Восьмого ноября немцы захватили Тихвин и перерезали коммуникации, по которым грузы шли к Ладожскому озеру. В этот же день Сталин говорил со Ждановым и командующим Ленинградским фронтом Хозиным. «Вам дан срок в несколько дней, — говорил Сталин. — Если в течение нескольких дней не прорветесь на восток, вы загубите Ленинградский фронт и население Ленинграда… Надо выбирать, между пленом, с одной стороны, и тем, чтобы пожертвовать несколькими дивизиями, повторяю, пожертвовать и пробить дорогу на восток, чтобы спасти ваш фронт и Ленинград… Повторяю, времени у вас осталось очень мало, скоро без хлеба останетесь…»
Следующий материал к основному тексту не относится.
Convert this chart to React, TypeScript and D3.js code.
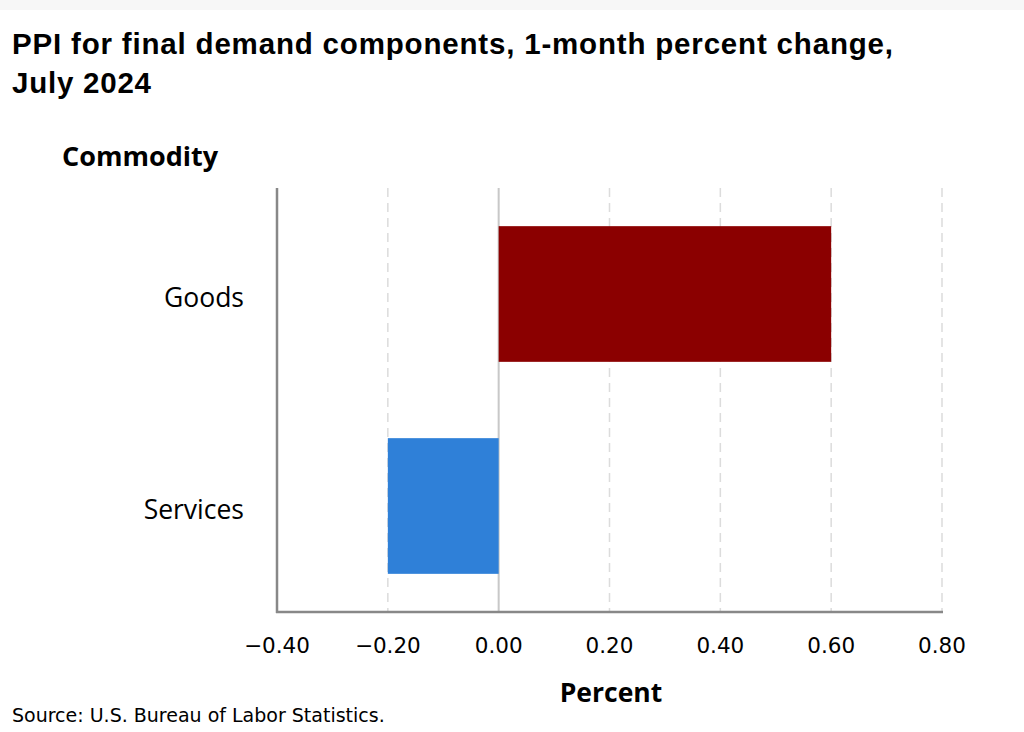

Девятого ноября ГКО принял решение о доставке в Ленинград продовольствия на самолетах. (Вот как аукнулись те летние поезда!) Операция была рассчитана на 5 дней, ежедневная доставка — 200 тонн. «Идея использования «дугласов» для снабжения Ленинграда вызвала неодобрительную реакцию Сталина, считавшего его «нецелевым», — замечает Н. Ломагин. — Несмотря на доводы А. Микояна и секретаря Ленинградского горкома ВКП (б) А Кузнецова в пользу продолжения доставки продовольствия в Ленинград по воздуху, Сталин с ними не согласился».